Britain’s pathetically low interest rates have been a bonanza for banks like Barclays and HSBC. Firstly, they can take billions of our money, intended to be lent to businesses, and use it instead to speculate on commodities like oil and food, pushing up the prices and stoking inflation causing hardship in Britain and misery in the Third World in what one banker called “financial mass murder”.

In Britain, the banks have used their low interest rates to goad savers into taking their money out of safe, 2- to 3-year deposit accounts and put it into riskier investment schemes. One of the most blatant rip-offs being flogged by banks is what they call ‘structured products’. These usually have reassuring names like ‘Growth Bond’ or ‘Guaranteed Bond’ or ‘Capital Protected Fund’. Sadly, savers have put around £58bn into these schemes, earning the banks’ salespeople almost £2 billion of our money in commissions.

These products usually promise something like 120% of any stockmarket growth over 4 or 5 years plus guarantee the return of your capital if there is no growth. To sell these products, bank staff will usually trot out the line – “over the longer term, shares always outperform cash”. But this is a lie. The measure banks use for cash are government bonds, yet most 2- to 3-year savings accounts pay much more than government bonds. So the comparison of shares and cash is rigged to make shares look like a better bet.

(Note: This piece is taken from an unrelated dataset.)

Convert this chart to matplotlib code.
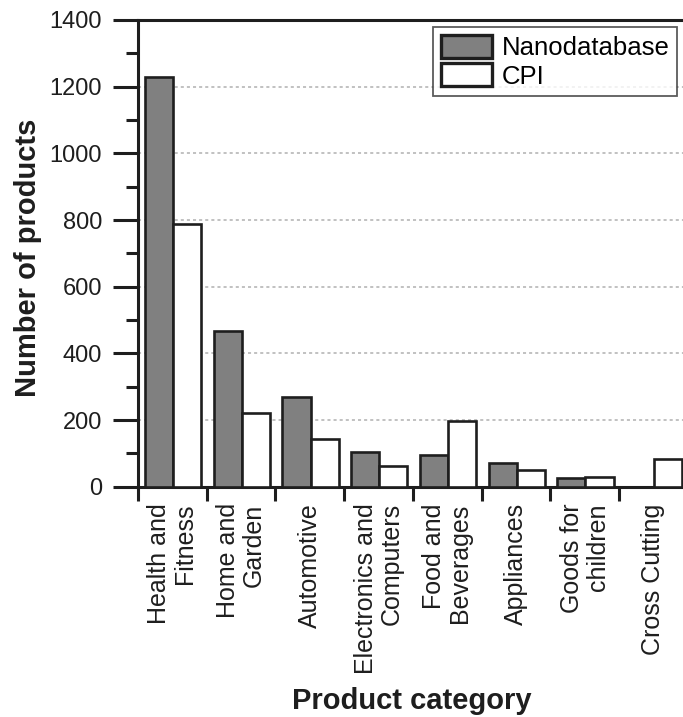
import matplotlib
matplotlib.use("Agg")
import matplotlib.pyplot as plt
import numpy as np
from matplotlib.ticker import MultipleLocator

plt.rcParams['font.family'] = ['Liberation Sans', 'DejaVu Sans']

categories = ["Health and\nFitness", "Home and\nGarden", "Automotive",
              "Electronics and\nComputers", "Food and\nBeverages", "Appliances",
              "Goods for\nchildren", "Cross Cutting"]
nanodatabase = [1228, 468, 270, 105, 95, 72, 25, 0]
cpi = [788, 220, 142, 62, 197, 50, 30, 83]

W, H = 683, 717
fig = plt.figure(figsize=(W / 100, H / 100), dpi=100)
ax = fig.add_axes([138 / W, 1 - 486.7 / H, (683 - 138) / W, (486.7 - 20) / H])

x = np.arange(len(categories))
bw = 0.41
edge = "#1e1e1e"
ax.bar(x + 0.1, nanodatabase, width=bw, align='edge', color="#808080",
       edgecolor=edge, linewidth=1.9, label="Nanodatabase", zorder=3)
ax.bar(x + 0.1 + bw, cpi, width=bw, align='edge', color="white",
       edgecolor=edge, linewidth=1.9, label="CPI", zorder=3)

ax.set_xlim(0, 7.93)
ax.set_ylim(0, 1400)

# grid
for yv in range(200, 1400, 200):
    ax.axhline(yv, color="#b0b0b0", linestyle=(0, (2, 2)), linewidth=1.1, zorder=1)

# y ticks
ax.yaxis.set_major_locator(MultipleLocator(200))
ax.yaxis.set_minor_locator(MultipleLocator(100))
ax.tick_params(axis='y', which='major', direction='out', length=18, width=2.2,
               labelsize=17, pad=8, colors=edge)
ax.tick_params(axis='y', which='minor', direction='out', length=9, width=2.2, colors=edge)

# x ticks: marks at boundaries, labels at centers
ax.set_xticks(np.arange(0, 8), labels=[""] * 8)
ax.set_xticks(x + 0.5, labels=categories, minor=True)
ax.tick_params(axis='x', which='major', direction='out', length=10, width=2.2, colors=edge)
ax.tick_params(axis='x', which='minor', length=0, labelsize=18, pad=12, colors=edge)
for lab in ax.get_xticklabels(minor=True):
    lab.set_rotation(90)
    lab.set_multialignment('right')
    lab.set_linespacing(1.1)
    lab.set_va('top')
    lab.set_ha('center')

for s in ['left', 'top', 'bottom']:
    ax.spines[s].set_linewidth(2.2)
    ax.spines[s].set_color(edge)
ax.spines['right'].set_visible(False)

leg = ax.legend(loc='upper right', bbox_to_anchor=((677 - 138) / (683 - 138), (486.7 - 27.3) / (486.7 - 20)),
                fontsize=18.5, frameon=True, fancybox=False, borderpad=0.3,
                handlelength=2.0, handleheight=1.0, handletextpad=0.35, labelspacing=0.12,
                borderaxespad=0.0)
leg.get_frame().set_edgecolor("#333333")
leg.get_frame().set_linewidth(1.3)
for p in leg.get_patches():
    p.set_linewidth(2.4)

fig.text(28 / W, 1 - 258 / H, "Number of products", rotation=90, ha='center', va='center',
         fontsize=21, fontweight='bold', color=edge)
fig.text(412 / W, 1 - 709 / H, "Product category", ha='center', va='baseline',
         fontsize=21, fontweight='bold', color=edge)

fig.savefig("out.png", dpi=100)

Moreover, these products are scams because stock markets really don’t grow. Instead they move between two levels – for the FTSE100 the range is between 4900 and 6200. The real benefits of owning shares comes from the dividends paid each year by the companies whose shares you own. But these products don’t buy shares, so you don’t get the benefits of any dividends.

There is only one certainty with these products – most savers will lose money and all those selling these products will make a fortune from savers’ gullibility.